Copy out the listing in full, exactly as written, but not its pictures.

------------------------------

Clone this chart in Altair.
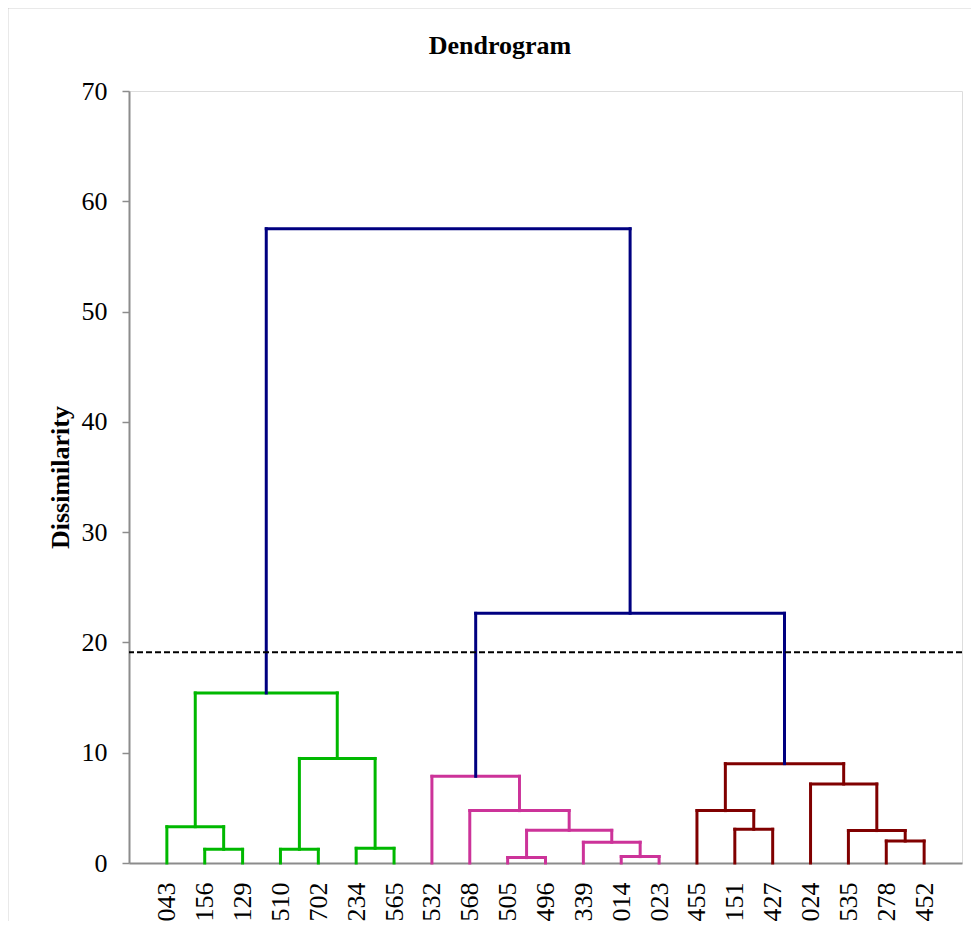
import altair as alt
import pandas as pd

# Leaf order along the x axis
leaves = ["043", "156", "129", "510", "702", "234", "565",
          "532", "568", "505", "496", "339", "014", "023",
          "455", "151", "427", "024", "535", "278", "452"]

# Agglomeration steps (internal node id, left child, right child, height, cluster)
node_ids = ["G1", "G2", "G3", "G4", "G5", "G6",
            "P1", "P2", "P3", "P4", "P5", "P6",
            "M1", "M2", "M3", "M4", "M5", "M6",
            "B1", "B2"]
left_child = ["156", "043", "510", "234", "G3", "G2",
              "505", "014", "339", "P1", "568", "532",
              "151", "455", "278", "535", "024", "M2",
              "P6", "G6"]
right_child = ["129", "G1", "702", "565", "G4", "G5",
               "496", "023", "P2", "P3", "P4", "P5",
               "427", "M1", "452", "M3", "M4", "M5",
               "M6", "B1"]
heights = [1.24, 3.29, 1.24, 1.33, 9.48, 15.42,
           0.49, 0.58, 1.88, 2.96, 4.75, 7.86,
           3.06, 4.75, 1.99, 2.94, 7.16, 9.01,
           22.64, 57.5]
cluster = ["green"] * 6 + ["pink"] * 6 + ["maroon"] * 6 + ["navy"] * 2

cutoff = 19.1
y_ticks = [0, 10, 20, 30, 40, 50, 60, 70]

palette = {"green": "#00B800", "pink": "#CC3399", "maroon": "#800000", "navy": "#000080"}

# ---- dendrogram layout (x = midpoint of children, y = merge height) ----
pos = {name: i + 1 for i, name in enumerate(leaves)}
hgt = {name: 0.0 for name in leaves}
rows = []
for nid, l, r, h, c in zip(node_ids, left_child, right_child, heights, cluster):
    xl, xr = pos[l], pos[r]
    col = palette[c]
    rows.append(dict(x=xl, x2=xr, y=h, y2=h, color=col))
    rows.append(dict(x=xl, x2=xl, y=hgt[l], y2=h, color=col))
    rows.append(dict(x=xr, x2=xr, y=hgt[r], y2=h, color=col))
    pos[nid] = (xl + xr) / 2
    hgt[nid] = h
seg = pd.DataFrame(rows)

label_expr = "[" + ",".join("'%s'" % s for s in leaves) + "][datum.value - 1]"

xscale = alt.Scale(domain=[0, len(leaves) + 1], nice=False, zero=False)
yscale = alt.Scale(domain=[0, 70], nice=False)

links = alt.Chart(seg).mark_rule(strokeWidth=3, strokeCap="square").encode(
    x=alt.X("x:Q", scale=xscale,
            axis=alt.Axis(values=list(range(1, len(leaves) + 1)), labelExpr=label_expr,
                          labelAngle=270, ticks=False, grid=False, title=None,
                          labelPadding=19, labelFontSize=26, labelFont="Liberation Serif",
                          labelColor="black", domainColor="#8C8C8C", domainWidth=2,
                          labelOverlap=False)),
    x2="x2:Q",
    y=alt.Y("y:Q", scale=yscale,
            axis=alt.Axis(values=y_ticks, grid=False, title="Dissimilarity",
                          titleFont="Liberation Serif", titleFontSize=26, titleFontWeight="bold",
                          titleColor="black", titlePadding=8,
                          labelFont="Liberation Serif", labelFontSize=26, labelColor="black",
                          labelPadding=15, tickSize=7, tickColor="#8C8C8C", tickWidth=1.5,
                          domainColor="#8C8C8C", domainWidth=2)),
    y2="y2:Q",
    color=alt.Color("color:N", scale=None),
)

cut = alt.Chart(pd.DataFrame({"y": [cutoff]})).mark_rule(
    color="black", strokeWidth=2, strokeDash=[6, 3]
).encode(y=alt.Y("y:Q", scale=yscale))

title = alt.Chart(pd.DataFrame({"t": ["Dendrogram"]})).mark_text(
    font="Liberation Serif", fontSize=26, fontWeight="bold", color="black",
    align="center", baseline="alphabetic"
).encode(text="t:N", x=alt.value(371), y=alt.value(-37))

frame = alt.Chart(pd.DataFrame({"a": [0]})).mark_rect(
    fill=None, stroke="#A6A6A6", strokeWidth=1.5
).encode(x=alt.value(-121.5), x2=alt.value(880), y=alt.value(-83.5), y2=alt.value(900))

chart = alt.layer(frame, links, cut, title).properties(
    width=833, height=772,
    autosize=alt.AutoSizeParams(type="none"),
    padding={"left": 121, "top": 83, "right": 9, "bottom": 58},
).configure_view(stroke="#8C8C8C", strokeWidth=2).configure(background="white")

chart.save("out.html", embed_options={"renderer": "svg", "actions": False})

------------------------------

**Problem solution**
Clone this chart in Altair.
import altair as alt
import pandas as pd

# Leaf order along the x axis
leaves = ["043", "156", "129", "510", "702", "234", "565",
          "532", "568", "505", "496", "339", "014", "023",
          "455", "151", "427", "024", "535", "278", "452"]

# Agglomeration steps (internal node id, left child, right child, height, cluster)
node_ids = ["G1", "G2", "G3", "G4", "G5", "G6",
            "P1", "P2", "P3", "P4", "P5", "P6",
            "M1", "M2", "M3", "M4", "M5", "M6",
            "B1", "B2"]
left_child = ["156", "043", "510", "234", "G3", "G2",
              "505", "014", "339", "P1", "568", "532",
              "151", "455", "278", "535", "024", "M2",
              "P6", "G6"]
right_child = ["129", "G1", "702", "565", "G4", "G5",
               "496", "023", "P2", "P3", "P4", "P5",
               "427", "M1", "452", "M3", "M4", "M5",
               "M6", "B1"]
heights = [1.24, 3.29, 1.24, 1.33, 9.48, 15.42,
           0.49, 0.58, 1.88, 2.96, 4.75, 7.86,
           3.06, 4.75, 1.99, 2.94, 7.16, 9.01,
           22.64, 57.5]
cluster = ["green"] * 6 + ["pink"] * 6 + ["maroon"] * 6 + ["navy"] * 2

cutoff = 19.1
y_ticks = [0, 10, 20, 30, 40, 50, 60, 70]

palette = {"green": "#00B800", "pink": "#CC3399", "maroon": "#800000", "navy": "#000080"}

# ---- dendrogram layout (x = midpoint of children, y = merge height) ----
pos = {name: i + 1 for i, name in enumerate(leaves)}
hgt = {name: 0.0 for name in leaves}
rows = []
for nid, l, r, h, c in zip(node_ids, left_child, right_child, heights, cluster):
    xl, xr = pos[l], pos[r]
    col = palette[c]
    rows.append(dict(x=xl, x2=xr, y=h, y2=h, color=col))
    rows.append(dict(x=xl, x2=xl, y=hgt[l], y2=h, color=col))
    rows.append(dict(x=xr, x2=xr, y=hgt[r], y2=h, color=col))
    pos[nid] = (xl + xr) / 2
    hgt[nid] = h
seg = pd.DataFrame(rows)

label_expr = "[" + ",".join("'%s'" % s for s in leaves) + "][datum.value - 1]"

xscale = alt.Scale(domain=[0, len(leaves) + 1], nice=False, zero=False)
yscale = alt.Scale(domain=[0, 70], nice=False)

links = alt.Chart(seg).mark_rule(strokeWidth=3, strokeCap="square").encode(
    x=alt.X("x:Q", scale=xscale,
            axis=alt.Axis(values=list(range(1, len(leaves) + 1)), labelExpr=label_expr,
                          labelAngle=270, ticks=False, grid=False, title=None,
                          labelPadding=19, labelFontSize=26, labelFont="Liberation Serif",
                          labelColor="black", domainColor="#8C8C8C", domainWidth=2,
                          labelOverlap=False)),
    x2="x2:Q",
    y=alt.Y("y:Q", scale=yscale,
            axis=alt.Axis(values=y_ticks, grid=False, title="Dissimilarity",
                          titleFont="Liberation Serif", titleFontSize=26, titleFontWeight="bold",
                          titleColor="black", titlePadding=8,
                          labelFont="Liberation Serif", labelFontSize=26, labelColor="black",
                          labelPadding=15, tickSize=7, tickColor="#8C8C8C", tickWidth=1.5,
                          domainColor="#8C8C8C", domainWidth=2)),
    y2="y2:Q",
    color=alt.Color("color:N", scale=None),
)

cut = alt.Chart(pd.DataFrame({"y": [cutoff]})).mark_rule(
    color="black", strokeWidth=2, strokeDash=[6, 3]
).encode(y=alt.Y("y:Q", scale=yscale))

title = alt.Chart(pd.DataFrame({"t": ["Dendrogram"]})).mark_text(
    font="Liberation Serif", fontSize=26, fontWeight="bold", color="black",
    align="center", baseline="alphabetic"
).encode(text="t:N", x=alt.value(371), y=alt.value(-37))

frame = alt.Chart(pd.DataFrame({"a": [0]})).mark_rect(
    fill=None, stroke="#A6A6A6", strokeWidth=1.5
).encode(x=alt.value(-121.5), x2=alt.value(880), y=alt.value(-83.5), y2=alt.value(900))

chart = alt.layer(frame, links, cut, title).properties(
    width=833, height=772,
    autosize=alt.AutoSizeParams(type="none"),
    padding={"left": 121, "top": 83, "right": 9, "bottom": 58},
).configure_view(stroke="#8C8C8C", strokeWidth=2).configure(background="white")

chart.save("out.html", embed_options={"renderer": "svg", "actions": False})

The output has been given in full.